The next book I’m writing concerns Latvia, my family history with that place, my time spent there in 2007 and 2009.  I have a friend there who shares my name, Ieva in Latvian, a soul-sister, and we’ve been out of touch until yesterday, for months.  Her life has also utterly changed.  The last time I saw her, she was single, carefree, living in a tiny apartment in the city of Ventspils, riding a bike everywhere, working at the writers’ residency where I was staying.  I don’t know how old she is, exactly, only that she’s much younger than I am years, but it didn’t seem to matter in our friendship.  It’s a friendship conducted in the Latvian language.  A friendship unplanned, that arose in action, a common love of riding bicycles, basically. 

Latvian was my first language, but because I grew up in a town with no other Latvians, it got stunted, stuck in its childish form.  There are many ideas and emotions I stumble to express in Latvian.  And so my friendship with Ieva, which is carried out solely in Latvian (though she knows English well), emerged between sentences and words.  I hesitate to explain it any further.  Except to say, my friendship with her is as spontaneous the old garden sight here on the land.  Laid to rest for a time, still, food plants spontaneously arise (from dispersed seeds):  tomatoes, eggplant, fennel, cilantro, sweet potato, parsley, basil, pushing up among weeds. 

Since we saw each other last, Ieva’s given birth to twin boys.  She’s a mom.  When I wrote to her today, in Latvian, I realized that my study of the language was one of the things that had fallen away from my life.  I was a rusty hinge.  My writing felt tortured in its awkwardness.  I don’t even know how to properly say “I miss you”  to her.
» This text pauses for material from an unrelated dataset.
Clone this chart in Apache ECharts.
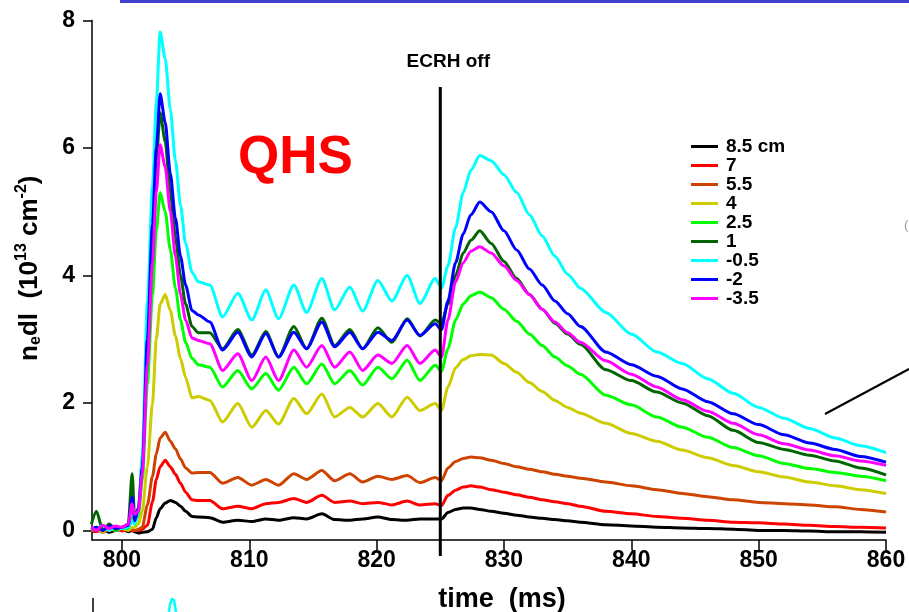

It feels like I’m squeezing my thoughts through a meat grinder, and they’re coming out as mangled sentences.  And I know I want to go back to Latvia again.  I want to see my friend.  I want to write again, there, in one of the tiny rooms overlooking the square, and sit at night with Ieva and another friend Maira, translating our work, from one language to the other.

There’s a way those humpback appear, suddenly, breathing in the cove, unpredictable, spontaneous.  At least that’s how it appears to me, the listener.  I lie in bed in the dark, and out of silence, breath arises, the most natural thing in the world.  I’m used to grasping at things, not just desire, but fear, too.  I become hitch-hiker to that whisper that threads its way into my ear in the night.  But there’s another way, a balance between planning, resolving, intending, and listening for what arises, what beckons.  When I was running last night, thinking about the great white shark someone spotted off the islands recently, a sentence arose inside me:  We identify animals by the qualities we value.  A friend told me he heard of a man who free-dives with great white sharks.  He touches them, swims with them.  Who is the animal he’s come to know?  How we react to animals reflects what we value.  Fierceness, slyness, meekness, calm, resolve. 

Through the whales, the ocean is breathing and speaking in the night, a language between words and sentences, a language all its own.